== PROBLEM DESCRIPTION ==
Extract everything from the first line through the line with "lab.set_fontfamily(['Liberation Sans', 'DejaVu", both ends included, except for any pictures.

-*-*-

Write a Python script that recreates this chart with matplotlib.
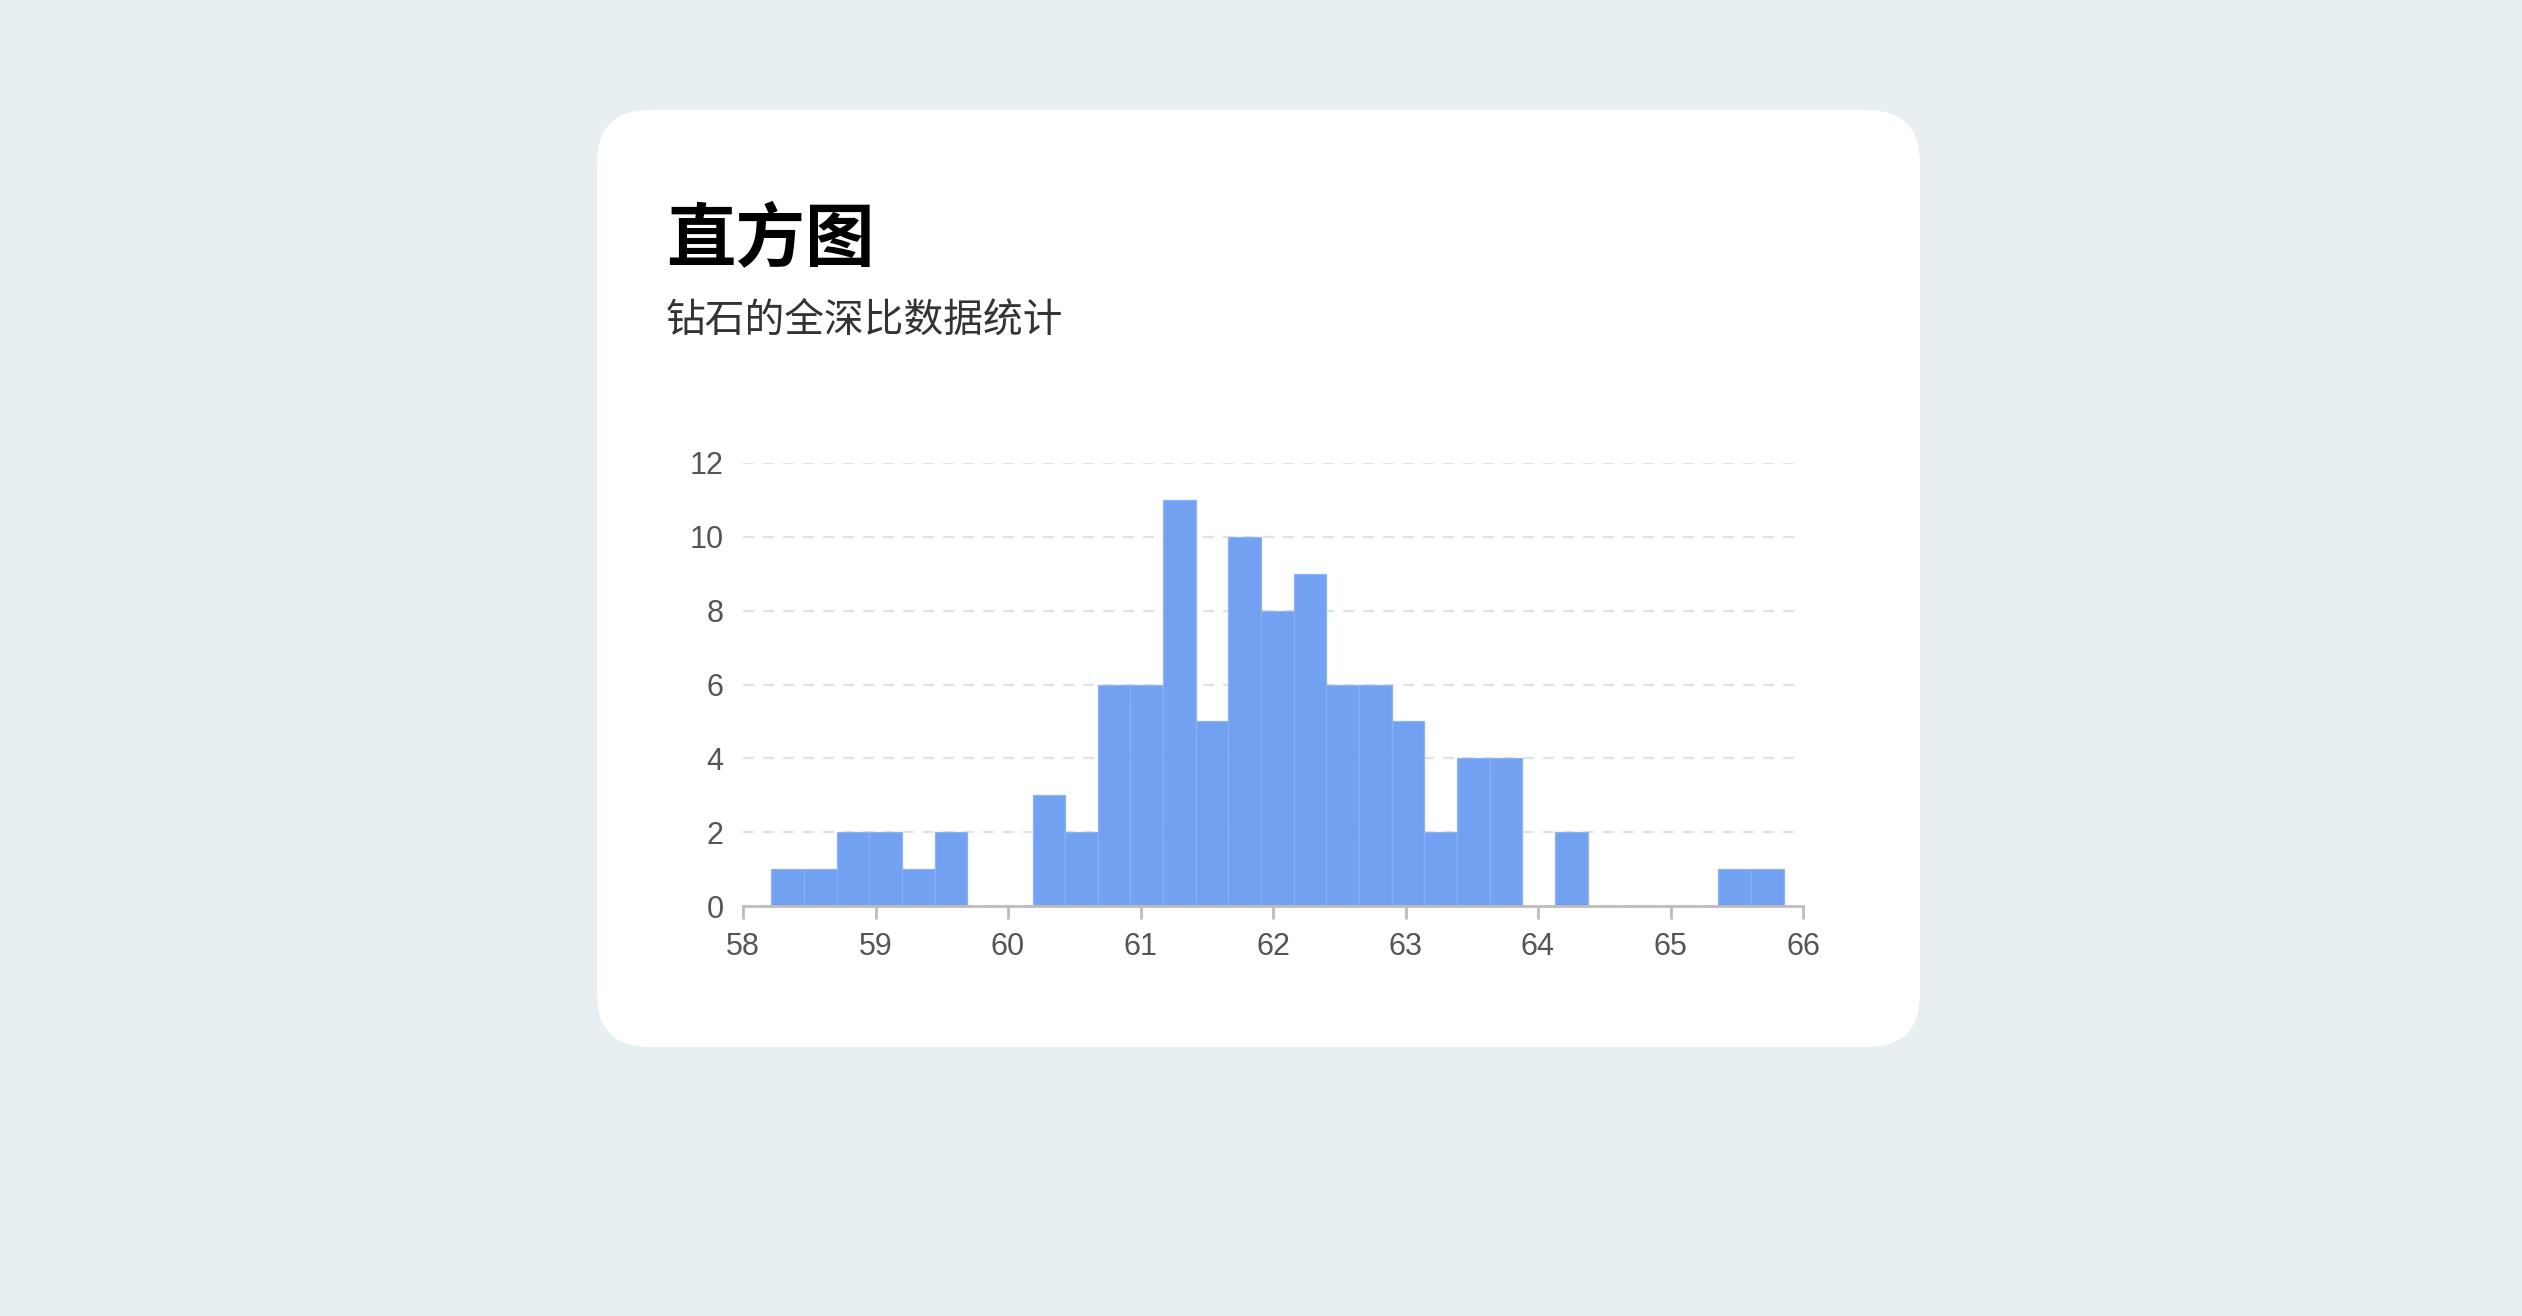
import numpy as np
import matplotlib.pyplot as plt
from matplotlib.patches import FancyBboxPatch

plt.rcParams['font.family'] = ['Noto Sans CJK SC', 'DejaVu Sans']

# 钻石全深比直方图数据
bin_start = 58.213
bin_width = 0.2465
counts = [1, 1, 2, 2, 1, 2, 0, 0, 3, 2, 6, 6, 11, 5, 10, 8, 9, 6, 6, 5,
          2, 4, 4, 0, 2, 0, 0, 0, 0, 1, 1]
x_ticks = [58, 59, 60, 61, 62, 63, 64, 65, 66]
y_ticks = [0, 2, 4, 6, 8, 10, 12]
title = '直方图'
subtitle = '钻石的全深比数据统计'

W, H = 2522, 1316
fig = plt.figure(figsize=(W / 100, H / 100), dpi=100)
fig.patch.set_facecolor('#e7eff2')

# 白色圆角卡片
card = FancyBboxPatch((597 / W, (H - 1047) / H), (1920 - 597) / W, (1047 - 110) / H,
                      boxstyle='round,pad=0,rounding_size=0.021',
                      transform=fig.transFigure, facecolor='white', edgecolor='none',
                      mutation_aspect=W / H, zorder=0)
fig.patches.append(card)

fig.text(666 / W, 1 - 240 / H, title, fontsize=50, fontweight='bold',
         color='#000000', va='center', ha='left')
fig.text(666 / W, 1 - 322 / H, subtitle, fontsize=28.6, color='#333333',
         va='center', ha='left')

ax = fig.add_axes([743 / W, (H - 906) / H, (1803 - 743) / W, (906 - 463) / H])
ax.set_facecolor('none')
ax.set_zorder(2)

n = len(counts)
edges = bin_start + bin_width * np.arange(n + 1)
centers = (edges[:-1] + edges[1:]) / 2
ax.hist(centers, bins=edges, weights=counts, color='#6c9df1', alpha=0.96,
        edgecolor='#8db2f4', linewidth=0.9, zorder=3)

ax.set_xlim(58, 66)
ax.set_ylim(0, 12)
ax.set_xticks(x_ticks)
ax.set_yticks(y_ticks)
ax.grid(axis='y', color='#e3e3e3', linestyle=(0, (5, 4)), linewidth=1.6, zorder=1)
ax.grid(axis='x', visible=False)
ax.set_axisbelow(True)

for s in ['top', 'right', 'left']:
    ax.spines[s].set_visible(False)
ax.spines['bottom'].set_color('#bdbdbd')
ax.spines['bottom'].set_linewidth(2)
ax.spines['bottom'].set_zorder(4)

ax.tick_params(axis='x', length=9, width=2, color='#bdbdbd', pad=9.5,
               labelsize=22, labelcolor='#555555')
ax.tick_params(axis='y', length=0, pad=14, labelsize=22, labelcolor='#555555')
for lab in ax.get_xticklabels() + ax.get_yticklabels():
    lab.set_fontfamily(['Liberation Sans', 'DejaVu Sans'])

fig.savefig('out.png', dpi=100, facecolor=fig.get_facecolor())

-*-*-

== EXERCISE RESULT ==
Write a Python script that recreates this chart with matplotlib.
import numpy as np
import matplotlib.pyplot as plt
from matplotlib.patches import FancyBboxPatch

plt.rcParams['font.family'] = ['Noto Sans CJK SC', 'DejaVu Sans']

# 钻石全深比直方图数据
bin_start = 58.213
bin_width = 0.2465
counts = [1, 1, 2, 2, 1, 2, 0, 0, 3, 2, 6, 6, 11, 5, 10, 8, 9, 6, 6, 5,
          2, 4, 4, 0, 2, 0, 0, 0, 0, 1, 1]
x_ticks = [58, 59, 60, 61, 62, 63, 64, 65, 66]
y_ticks = [0, 2, 4, 6, 8, 10, 12]
title = '直方图'
subtitle = '钻石的全深比数据统计'

W, H = 2522, 1316
fig = plt.figure(figsize=(W / 100, H / 100), dpi=100)
fig.patch.set_facecolor('#e7eff2')

# 白色圆角卡片
card = FancyBboxPatch((597 / W, (H - 1047) / H), (1920 - 597) / W, (1047 - 110) / H,
                      boxstyle='round,pad=0,rounding_size=0.021',
                      transform=fig.transFigure, facecolor='white', edgecolor='none',
                      mutation_aspect=W / H, zorder=0)
fig.patches.append(card)

fig.text(666 / W, 1 - 240 / H, title, fontsize=50, fontweight='bold',
         color='#000000', va='center', ha='left')
fig.text(666 / W, 1 - 322 / H, subtitle, fontsize=28.6, color='#333333',
         va='center', ha='left')

ax = fig.add_axes([743 / W, (H - 906) / H, (1803 - 743) / W, (906 - 463) / H])
ax.set_facecolor('none')
ax.set_zorder(2)

n = len(counts)
edges = bin_start + bin_width * np.arange(n + 1)
centers = (edges[:-1] + edges[1:]) / 2
ax.hist(centers, bins=edges, weights=counts, color='#6c9df1', alpha=0.96,
        edgecolor='#8db2f4', linewidth=0.9, zorder=3)

ax.set_xlim(58, 66)
ax.set_ylim(0, 12)
ax.set_xticks(x_ticks)
ax.set_yticks(y_ticks)
ax.grid(axis='y', color='#e3e3e3', linestyle=(0, (5, 4)), linewidth=1.6, zorder=1)
ax.grid(axis='x', visible=False)
ax.set_axisbelow(True)

for s in ['top', 'right', 'left']:
    ax.spines[s].set_visible(False)
ax.spines['bottom'].set_color('#bdbdbd')
ax.spines['bottom'].set_linewidth(2)
ax.spines['bottom'].set_zorder(4)

ax.tick_params(axis='x', length=9, width=2, color='#bdbdbd', pad=9.5,
               labelsize=22, labelcolor='#555555')
ax.tick_params(axis='y', length=0, pad=14, labelsize=22, labelcolor='#555555')
for lab in ax.get_xticklabels() + ax.get_yticklabels():
    lab.set_fontfamily(['Liberation Sans', 'DejaVu Sans'])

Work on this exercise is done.